Le gars avec qui je discute s'est rendu ici en voiture, une petite Fiat 126, me propose de me rendre avec lui dans d'autres endroits de la piste. Il a même un parapluie, donc ma caméra sera à l'abri et j'aurai le plaisir de filmer ces 1000 km de Monza dans différents virages.

On se remplit les yeux de la vue de ces belles carrosseries ainsi que les oreilles du son de ces moteurs formidables.Dérapages, accélérations, tête à queue, on se régale à merveille avec le spectacle que nous donnent les participants.

C'est une époque bénie pour des jeunes qui comme nous ne rêvent que de faire un jour de la compétition. Une course de 6 heures c'est long et pendant qu'on se déplace d'un virage à l'autre, on a le temps de discuter d'un tas de sujets comme les styles de conduite des pilotes à la une ces années là ou encore des moteurs turbo squi ont en train de changer la technique du sport qu'on aime.

En cette saison 1981 les turbos en F1 ne sont pas encore nombreux et le garçon se montre sceptique sur l'efficacité de cet engin dans la formule reine des courses automobile.

Lorsque nous exprimons chacun notre point de vue, il me dit une phrase que je ne pourrais jamais oublier: " Je croirai au turbo en Formule 1 quand j'en verrai un avec mes yeux remporter le GP de Monte Carlo." Il me dit ça avec le ton de quelqu'un qui est convaincu que cet événement-là est encore très loin d'arriver.
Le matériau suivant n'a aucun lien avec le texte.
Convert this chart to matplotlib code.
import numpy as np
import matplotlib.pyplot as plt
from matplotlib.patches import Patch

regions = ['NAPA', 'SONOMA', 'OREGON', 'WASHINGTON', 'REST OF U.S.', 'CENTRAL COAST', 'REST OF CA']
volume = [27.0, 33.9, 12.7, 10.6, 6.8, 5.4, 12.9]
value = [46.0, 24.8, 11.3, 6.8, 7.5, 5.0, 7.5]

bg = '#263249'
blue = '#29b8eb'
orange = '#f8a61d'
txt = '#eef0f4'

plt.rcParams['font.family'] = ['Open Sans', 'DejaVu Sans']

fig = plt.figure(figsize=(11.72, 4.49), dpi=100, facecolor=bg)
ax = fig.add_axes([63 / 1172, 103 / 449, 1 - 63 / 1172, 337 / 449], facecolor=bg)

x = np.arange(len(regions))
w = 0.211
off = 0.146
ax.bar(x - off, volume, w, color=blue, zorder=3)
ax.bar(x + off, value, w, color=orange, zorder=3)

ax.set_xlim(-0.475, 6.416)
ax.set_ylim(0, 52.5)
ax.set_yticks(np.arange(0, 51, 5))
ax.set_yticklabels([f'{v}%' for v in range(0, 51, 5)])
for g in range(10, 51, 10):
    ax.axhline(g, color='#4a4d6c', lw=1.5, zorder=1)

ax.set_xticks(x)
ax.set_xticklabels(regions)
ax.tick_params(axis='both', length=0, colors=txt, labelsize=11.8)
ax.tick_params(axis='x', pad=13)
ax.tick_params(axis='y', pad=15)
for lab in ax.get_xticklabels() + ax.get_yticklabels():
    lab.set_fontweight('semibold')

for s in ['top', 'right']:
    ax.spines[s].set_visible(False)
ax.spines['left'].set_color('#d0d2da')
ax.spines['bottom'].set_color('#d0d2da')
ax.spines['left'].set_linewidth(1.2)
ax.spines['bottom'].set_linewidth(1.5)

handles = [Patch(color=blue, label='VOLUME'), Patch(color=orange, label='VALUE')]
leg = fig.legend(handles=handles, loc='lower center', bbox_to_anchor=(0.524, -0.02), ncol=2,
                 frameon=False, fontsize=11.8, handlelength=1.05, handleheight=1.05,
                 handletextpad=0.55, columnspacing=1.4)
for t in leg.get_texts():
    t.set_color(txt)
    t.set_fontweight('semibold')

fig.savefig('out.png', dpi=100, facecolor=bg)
Moi, je suis d'un avis un peu different mais je laisse tomber car je n'ai pas envie de me disputer avec celui qui m'a sauvé de la pluie pendant toute la journée.
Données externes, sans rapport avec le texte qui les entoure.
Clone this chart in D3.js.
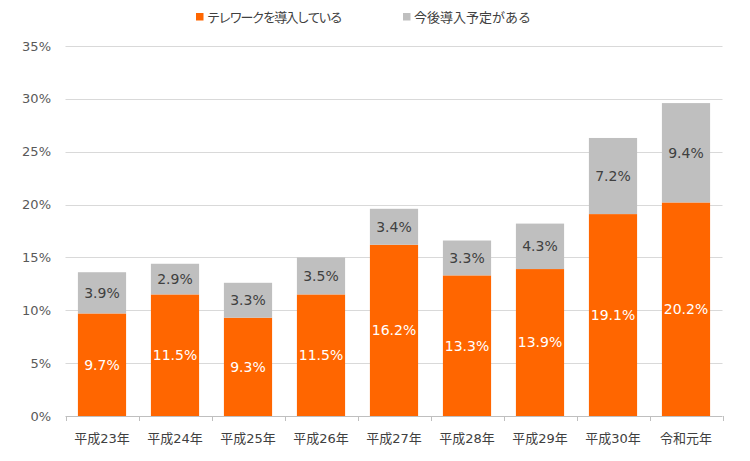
<!DOCTYPE html>
<html><head><meta charset="utf-8">
<script src="https://cdn.jsdelivr.net/npm/d3@7/dist/d3.min.js"></script>
<style>body{margin:0;background:#fff;}svg{display:block;}</style>
</head><body>
<svg id="c" width="750" height="461"></svg>
<script>
const categories = ["平成23年","平成24年","平成25年","平成26年","平成27年","平成28年","平成29年","平成30年","令和元年"];
const introduced = [9.7, 11.5, 9.3, 11.5, 16.2, 13.3, 13.9, 19.1, 20.2];
const planned = [3.9, 2.9, 3.3, 3.5, 3.4, 3.3, 4.3, 7.2, 9.4];
const seriesNames = ["テレワークを導入している","今後導入予定がある"];
const yTicks = [0,5,10,15,20,25,30,35];

const font = "'DejaVu Sans', 'Noto Sans CJK JP', sans-serif";
const svg = d3.select("#c");
const X0 = 65.5, X1 = 722.5;
const x = d3.scaleBand().domain(categories).range([X0, X1]).paddingInner(0.34).paddingOuter(0.17);
const y = d3.scaleLinear().domain([0, 35]).range([416, 46]);

// gridlines
svg.append("g").selectAll("line").data(yTicks.filter(d=>d>0)).join("line")
  .attr("x1", X0).attr("x2", X1).attr("y1", d=>Math.round(y(d))+0.5).attr("y2", d=>Math.round(y(d))+0.5)
  .attr("stroke", "#d9d9d9").attr("stroke-width", 1);

// y labels
svg.append("g").selectAll("text").data(yTicks).join("text")
  .attr("x", 51).attr("y", d=>y(d)).attr("dy","0.35em").attr("text-anchor","end")
  .attr("font-family", font).attr("font-size", 13).attr("fill", "#595959")
  .text(d=>d+"%");

const colors = ["#FF6600", "#BFBFBF"];
const data = categories.map((c,i)=>({c, a:introduced[i], b:planned[i]}));

// introduced bars
svg.append("g").selectAll("rect").data(data).join("rect")
  .attr("x", d=>x(d.c)).attr("width", x.bandwidth())
  .attr("y", d=>y(d.a)).attr("height", d=>y(0)-y(d.a))
  .attr("fill", colors[0]);
// planned bars
svg.append("g").selectAll("rect").data(data).join("rect")
  .attr("x", d=>x(d.c)).attr("width", x.bandwidth())
  .attr("y", d=>y(d.a+d.b)).attr("height", d=>y(d.a)-y(d.a+d.b))
  .attr("fill", colors[1]);

// labels
svg.append("g").selectAll("text").data(data).join("text")
  .attr("x", d=>x(d.c)+x.bandwidth()/2).attr("y", d=>y(d.a/2)).attr("dy","0.35em")
  .attr("text-anchor","middle").attr("font-family", font).attr("font-size", 14).attr("fill","#fff")
  .text(d=>d.a.toFixed(1)+"%");
svg.append("g").selectAll("text").data(data).join("text")
  .attr("x", d=>x(d.c)+x.bandwidth()/2).attr("y", d=>y(d.a+d.b/2)).attr("dy","0.35em")
  .attr("text-anchor","middle").attr("font-family", font).attr("font-size", 14).attr("fill","#404040")
  .text(d=>d.b.toFixed(1)+"%");

// x axis
const ax = svg.append("g");
ax.append("line").attr("x1",X0).attr("x2",X1).attr("y1",416.5).attr("y2",416.5).attr("stroke","#bfbfbf");
const bounds = d3.range(categories.length+1).map(i=>X0 + i*x.step());
ax.selectAll("line.t").data(bounds).join("line").attr("class","t")
  .attr("x1",d=>Math.round(d)+0.5).attr("x2",d=>Math.round(d)+0.5).attr("y1",416).attr("y2",421).attr("stroke","#bfbfbf");
ax.selectAll("text").data(categories).join("text")
  .attr("x", d=>x(d)+x.bandwidth()/2).attr("y", 438).attr("dy","0.35em").attr("text-anchor","middle")
  .attr("font-family", font).attr("font-size", 13).attr("fill","#404040").text(d=>d);

// legend
const lg = svg.append("g");
const lx = [196, 403];
const ls = [-1.8, 0];
seriesNames.forEach((n,i)=>{
  lg.append("rect").attr("x", lx[i]).attr("y", 13).attr("width", 7.5).attr("height", 7.5).attr("fill", colors[i]);
  lg.append("text").attr("x", lx[i]+11).attr("y", 17).attr("dy","0.35em").attr("font-family", font)
    .attr("font-size", 13).attr("letter-spacing", ls[i]).attr("fill","#404040").text(n);
});
</script>
</body></html>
De la chicane Good-Year à la Roggia, de Lesmo au Serraglio, jusqu'à la Ascari, et à la Parabolica pour terminer, il est 17h et la course s'achève. Une Porsche 935 l'a remportée. Mon ami d'un jour et moi prenont congé l’un de l’autre. Chacun va rentrer chez soi et nous ne nous reverrons jamais. Je le remercie pour le bon moment passé en sa compagnie et je prends la direction de la gare, pour prendre le train et refaire le trajet vers Bergamo.. Mais cette phrase-là, à propos des turbos en F1, ne veut pas me quitter.
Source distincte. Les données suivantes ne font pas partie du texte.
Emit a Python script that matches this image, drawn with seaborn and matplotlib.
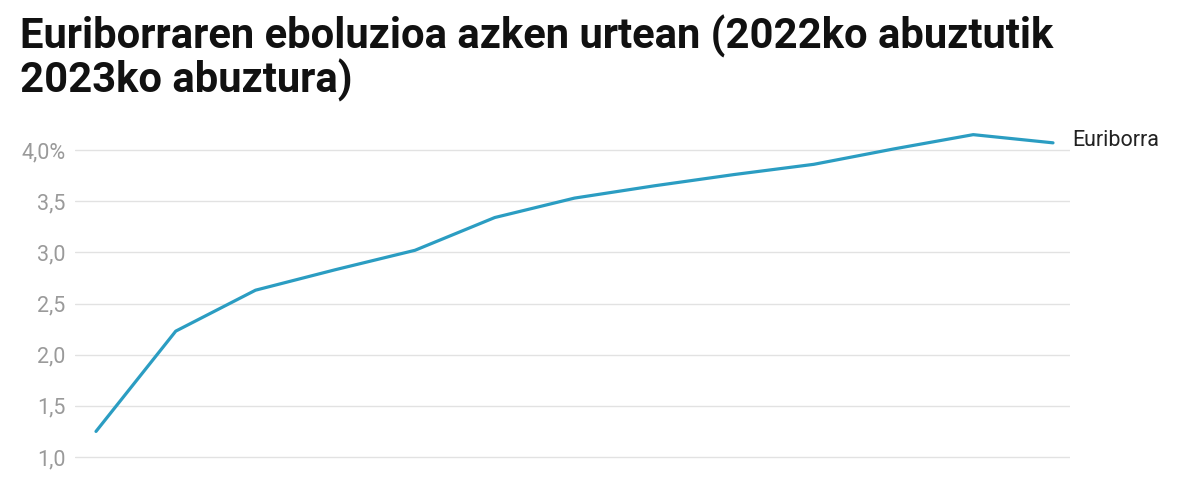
import matplotlib
matplotlib.use("Agg")
import matplotlib.pyplot as plt
import seaborn as sns
import pandas as pd
from matplotlib.ticker import FixedLocator, FuncFormatter

# ---- data ----
months = ["2022-08", "2022-09", "2022-10", "2022-11", "2022-12", "2023-01",
          "2023-02", "2023-03", "2023-04", "2023-05", "2023-06", "2023-07", "2023-08"]
euribor = [1.25, 2.23, 2.63, 2.83, 3.02, 3.34, 3.53, 3.65, 3.76, 3.86, 4.01, 4.15, 4.07]
series_name = "Euriborra"
title_lines = ["Euriborraren eboluzioa azken urtean (2022ko abuztutik", "2023ko abuztura)"]
y_ticks = [0.5, 1.0, 1.5, 2.0, 2.5, 3.0, 3.5, 4.0]

df = pd.DataFrame({"month": months, "value": euribor})

sns.set_theme(style="white")
plt.rcParams["font.family"] = ["Roboto", "DejaVu Sans"]

W, H = 1200, 500
fig = plt.figure(figsize=(12, 5), dpi=100)

# axes in pixel coordinates (extends below figure bottom, like the cropped original)
left_px, right_px = 75, 1070
top_px, bottom_px = 130, 530
ax = fig.add_axes([left_px / W, (H - bottom_px) / H, (right_px - left_px) / W, (bottom_px - top_px) / H])

sns.lineplot(data=df, x="month", y="value", ax=ax, color="#2b9dc2", linewidth=2.3, sort=False)

# scales: points at px 96 .. 1053; grid 4.0 at y=150, 1.0 at y=457
n = len(months)
ppu_x = (1053 - 96) / (n - 1)
ax.set_xlim(-(96 - left_px) / ppu_x, (n - 1) + (right_px - 1053) / ppu_x)
ppu_y = (457 - 150) / 3.0
ax.set_ylim(1.0 - (bottom_px - 457) / ppu_y, 4.0 + (150 - top_px) / ppu_y)

ax.yaxis.set_major_locator(FixedLocator(y_ticks))
def fmt(v, pos):
    s = f"{v:.1f}".replace(".", ",")
    return s + "%" if abs(v - max(y_ticks)) < 1e-9 else s
ax.yaxis.set_major_formatter(FuncFormatter(fmt))
ax.tick_params(axis="y", length=0, pad=7, labelsize=15.5, labelcolor="#9a9a9a")
ax.set_xticks([])
ax.set_xlabel("")
ax.set_ylabel("")
ax.grid(axis="y", color="#e2e2e2", linewidth=1.0)
ax.set_axisbelow(True)
for s in ax.spines.values():
    s.set_visible(False)

ax.annotate(series_name, xy=(n - 1, euribor[-1]), xytext=(13.5, 2), textcoords="offset points",
            va="center", ha="left", fontsize=15.5, color="#222222", annotation_clip=False)

fig.text(20 / W, (H - 49) / H, title_lines[0], fontsize=30.1, fontweight="bold",
         color="#111111", va="baseline", ha="left")
fig.text(20 / W, (H - 93) / H, title_lines[1], fontsize=30.1, fontweight="bold",
         color="#111111", va="baseline", ha="left")

fig.savefig("out.png", dpi=100)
Comme c'est drôle la vie, parfois. Juste un mois après cette journée de pluie, mon idole Gilles Villeneuve remportera le GP de Monte Carlo au volant de la Ferrari 126Ck Turbo en démontrant par là que le moment de l’égémonie du moteur Turbo est arrivée et qu’elle va changer, en peu de temps, tout l'univers de la course automobile.

On devrait toujours douter un peu de nos certitudes car on ne sait jamais ce que réserve la vie.